Energetics of Dendrite Propagation in Garnet Solid Electrolytes Using First-Principles Simulations

Wednesday, 4 October 2017
Prince George's Exhibit Hall D/E (Gaylord National Resort and Convention Center)


Developing new battery technologies to satisfy the ever-growing demand of energy storage constitutes one of the great scientific challenges of society. Lithium-ion batteries are at the centre of this energy revolution as they power millions of portable electronics. Super-ionic conductivity of Li+ in solids, greater than 1 mS/cm, has stimulated renewed interest in solid-state Li-ion batteries, which would have substantial advantages in terms of safety and lifetime. While significant attention has been paid to the optimisation of the bulk ionic conductivity of Li, the electrochemical stability of solid electrolytes against the electrodes have been largely neglected.
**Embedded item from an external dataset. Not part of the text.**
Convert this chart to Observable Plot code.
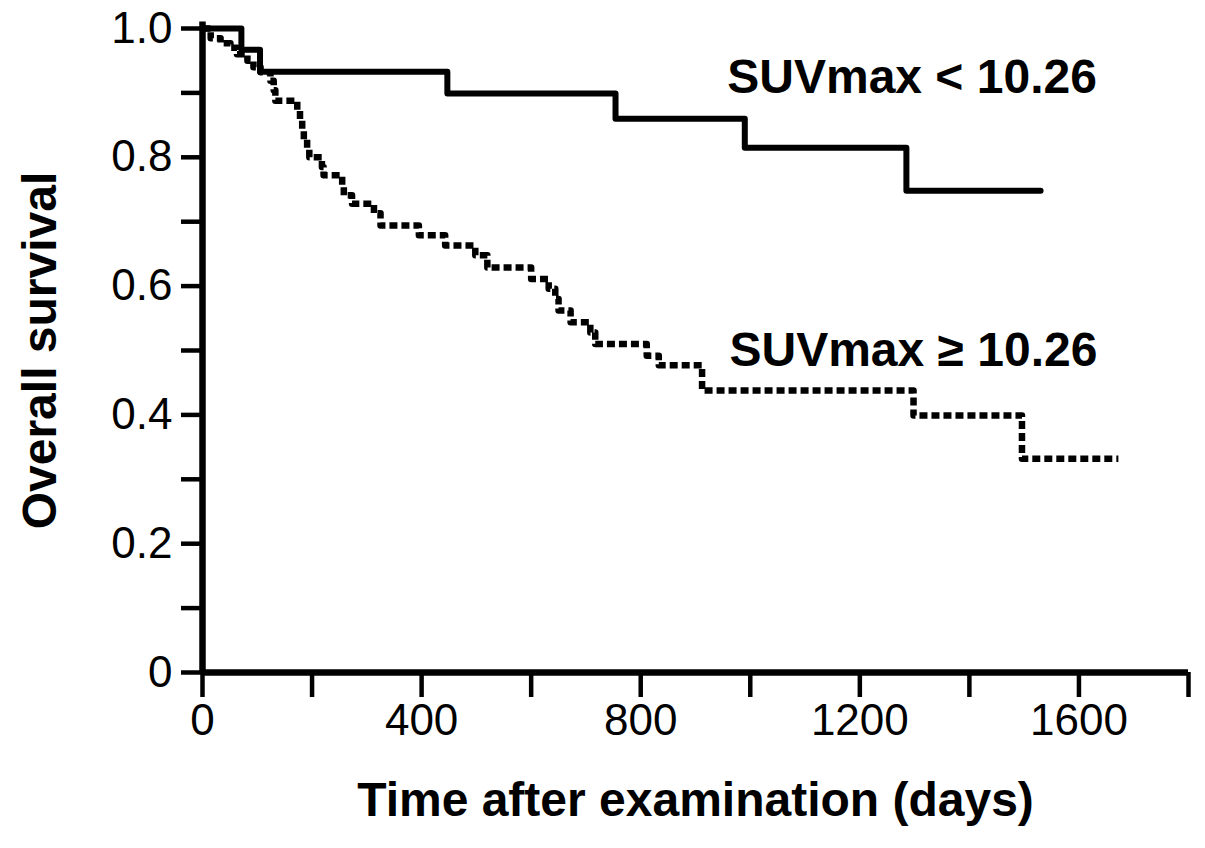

Although the garnet Li7La3Zr4O12 is a fast-ionic conductor and is believed to be stable against the Li-metal anode, recent reports show that Li dendrites propagate through the grain boundaries, compromising the safety and performance of the device. In this presentation, using first-principles modelling, we will present a detailed assessment of the competitive energetics of two distinct scenarios, i) the interaction of Li-metal and Li7La3Zr4O12 grains and ii) the interaction of Li7La3Zr4O12 grains.